The State Department did not respond to questions about the missing comments or a request to interview Mr. Yuan. Cardno Entrix referred questions to the State Department.
The agency's final decision on whether the Keystone XL should be built had been expected before the end of the year, but a government official recently indicated it might be delayed until early 2012. If approved, the pipeline would pump up to 830,000 barrels of tar sands crude oil per day from Alberta to the Gulf Coast.
How Previous Public Comments Have Been Assembled
A State Department spokeswoman said comments from the latest round of public hearings could be organized into a spreadsheet format similar to the one below, which was used for comments filed under NEPA rules. It's a page from Appendix A of the final Environmental Impact Statement, which lists written and hearing comments that citizens provided on the draft EIS and written comments on the supplemental draft EIS.
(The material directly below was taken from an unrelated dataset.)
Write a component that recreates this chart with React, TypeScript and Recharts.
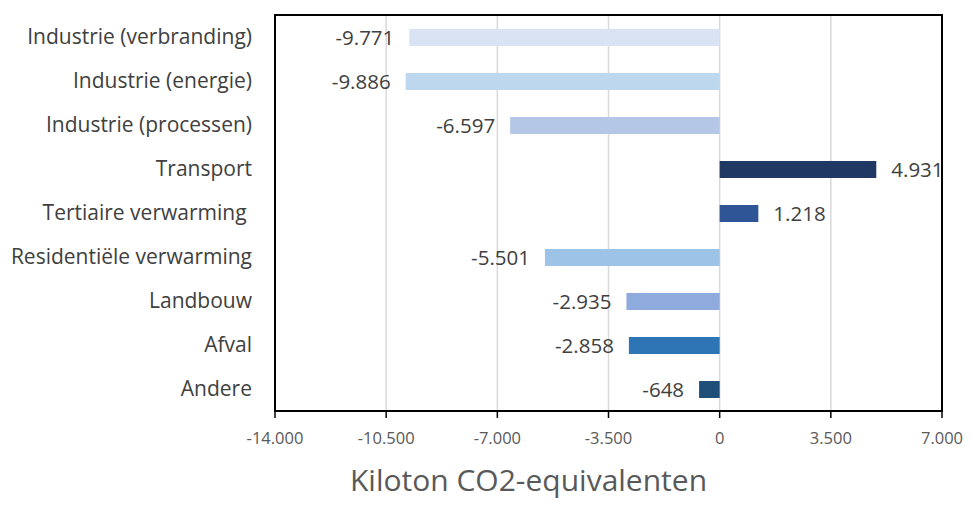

From left to right, the columns pictured in the above matrix are:
Ltr ID: every letter, email or individual's hearing testimony received a Letter ID.
Cmt ID: stands for “comment ID,” used to identify specific issues or topics. A letter might be divided into multiple comments.
Last name, First name, Organization: used to identify the individual who made the comment.
Comment: text from a written comment or a transcript of spoken hearing testimony.
Response: the State Department's response to each comment, based on information found in the final EIS. The responses are broken down by the categories listed in Appendix A, Part I.